It seems that you do want to be given the answer and not just hints, so I will do that. But I'll go step by step so that you can stop reading if you want to finish by yourself.
It seems to me that both solutions satisfy the first requirement consisting in authenticity. Breaking this property would consist in changing the content of $R$ to fool $A$ (this would rather be integrity it's more or less linked) or to change the secret key to yours so that the answer is readable by you. And this should be done such that $D$ still sees the query as legitimate.
For both solutions I don't see how it could be done, so it seems secure to me.
However one of the two solutions fails at the second requirement which is about privacy. The attack I see has a trick which may be why you are stuck.
The trick is: you don't read what was the query from intercepting it, but you can test if the query you intercepted was this or that.
Indeed you do not need $A$'s secret to compute $E_{pk_D}(R)$ which is sent "as is" in the first solution. So you can make a bet on what is $R$ and compute $E_{pk_D}(R)$. If your result is what was in the query, you got the query. Else you still learned what the query is not, which is still harmful for the security of the scheme.
Important: this happens because RSA is deterministic, but in real world we would use RSA with OAEP (named RSAES-OAEP, part of PKCS1 standard) with which I think (?) both solutions would be secure.

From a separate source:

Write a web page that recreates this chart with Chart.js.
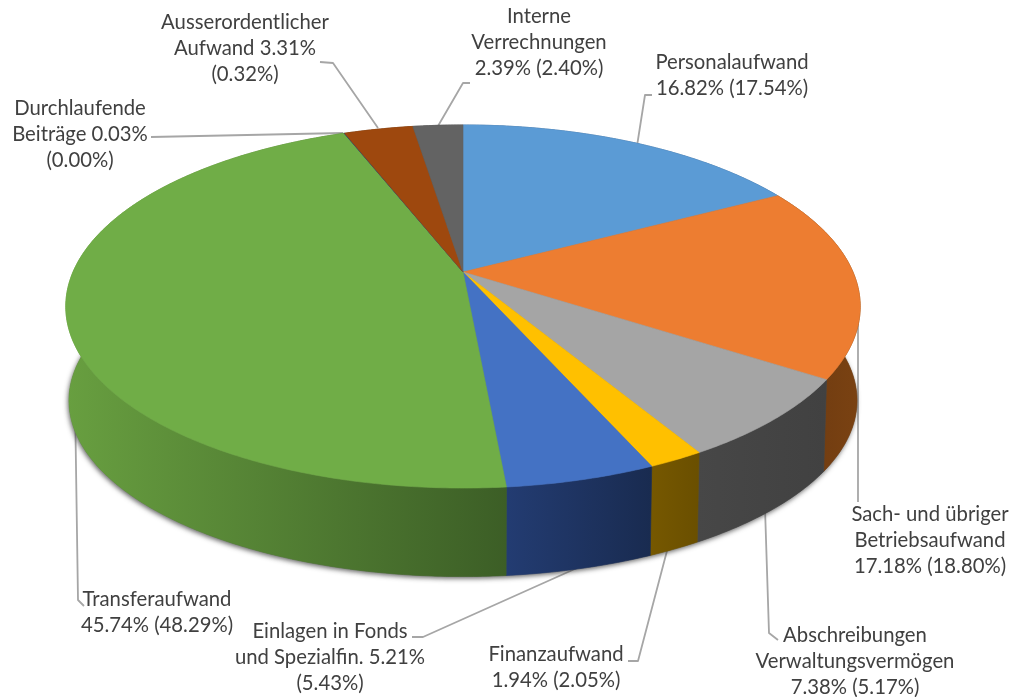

Answer: the first solution is not secure.
This notion is captured by the notion of Chosen-Plaintext Attack (CPA) which models a situation where the adversary can encrypt whatever message he wants. It is obviously the case for the first solution in which anyone can compute $E_{pk_D}(R)$.
The game for testing if a scheme is secure under the CPA model (more precisely here if it achieves IND-CPA) is:
- adversary can encrypt whatever message he wants (or have it encrypted by an Oracle)
- adversary gives two messages of its choice
- one of the two messages is chosen at random, encrypted, and given to the adversary
- adversary must guess which one of the two was encrypted.